Data provided:
--- Start ---

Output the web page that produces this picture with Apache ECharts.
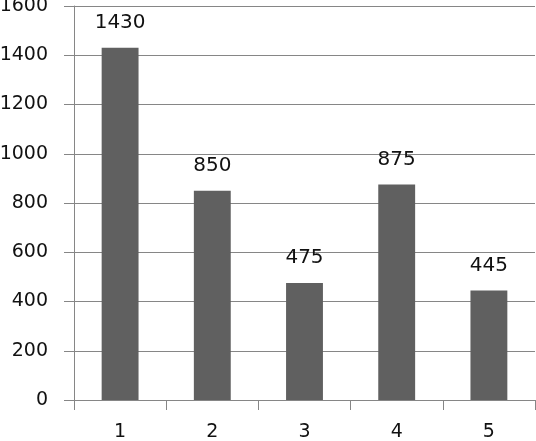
<!DOCTYPE html>
<html>
<head>
<meta charset="utf-8">
<script src="https://cdn.jsdelivr.net/npm/echarts@6/dist/echarts.min.js"></script>
<style>
  html, body { margin: 0; padding: 0; background: #fff; }
  #chart { width: 536px; height: 441px; }
</style>
</head>
<body>
<div id="chart"></div>
<script>
var categories = ['1', '2', '3', '4', '5'];
var values = [1430, 850, 475, 875, 445];

var chart = echarts.init(document.getElementById('chart'));
var option = {
    animation: false,
    grid: { left: 74, right: 1, top: 6, bottom: 41, containLabel: false, outerBoundsMode: 'none' },
    xAxis: {
        type: 'category',
        data: categories,
        axisLine: { lineStyle: { color: '#868686', width: 1 } },
        axisTick: { show: true, length: 10, lineStyle: { color: '#868686' } },
        axisLabel: { color: '#111', fontSize: 19, fontFamily: 'DejaVu Sans', margin: 23 }
    },
    yAxis: {
        type: 'value',
        min: 0,
        max: 1600,
        interval: 200,
        axisLine: { show: true, lineStyle: { color: '#868686', width: 1 } },
        axisTick: { show: true, length: 10, lineStyle: { color: '#868686' } },
        axisLabel: {
            color: '#111', fontSize: 19, fontFamily: 'DejaVu Sans', margin: 26,
            formatter: function (v) { return String(v); }
        },
        splitLine: { lineStyle: { color: '#868686', width: 1 } }
    },
    series: [{
        type: 'bar',
        data: values,
        barWidth: '40%',
        itemStyle: { color: '#606060' },
        label: {
            show: true,
            position: 'top',
            distance: 15,
            color: '#111',
            fontSize: 20,
            fontFamily: 'DejaVu Sans'
        }
    }]
};
chart.setOption(option);
window.addEventListener('resize', chart.resize);
</script>
</body>
</html>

--- End ---

Problem description:
Repeat, with no pictures, each line from the beginning of the data through the line containing "var values = [1430, 850, 475, 875, 445];", inclusive.

Output of the task:
Output the web page that produces this picture with Apache ECharts.
<!DOCTYPE html>
<html>
<head>
<meta charset="utf-8">
<script src="https://cdn.jsdelivr.net/npm/echarts@6/dist/echarts.min.js"></script>
<style>
  html, body { margin: 0; padding: 0; background: #fff; }
  #chart { width: 536px; height: 441px; }
</style>
</head>
<body>
<div id="chart"></div>
<script>
var categories = ['1', '2', '3', '4', '5'];
var values = [1430, 850, 475, 875, 445];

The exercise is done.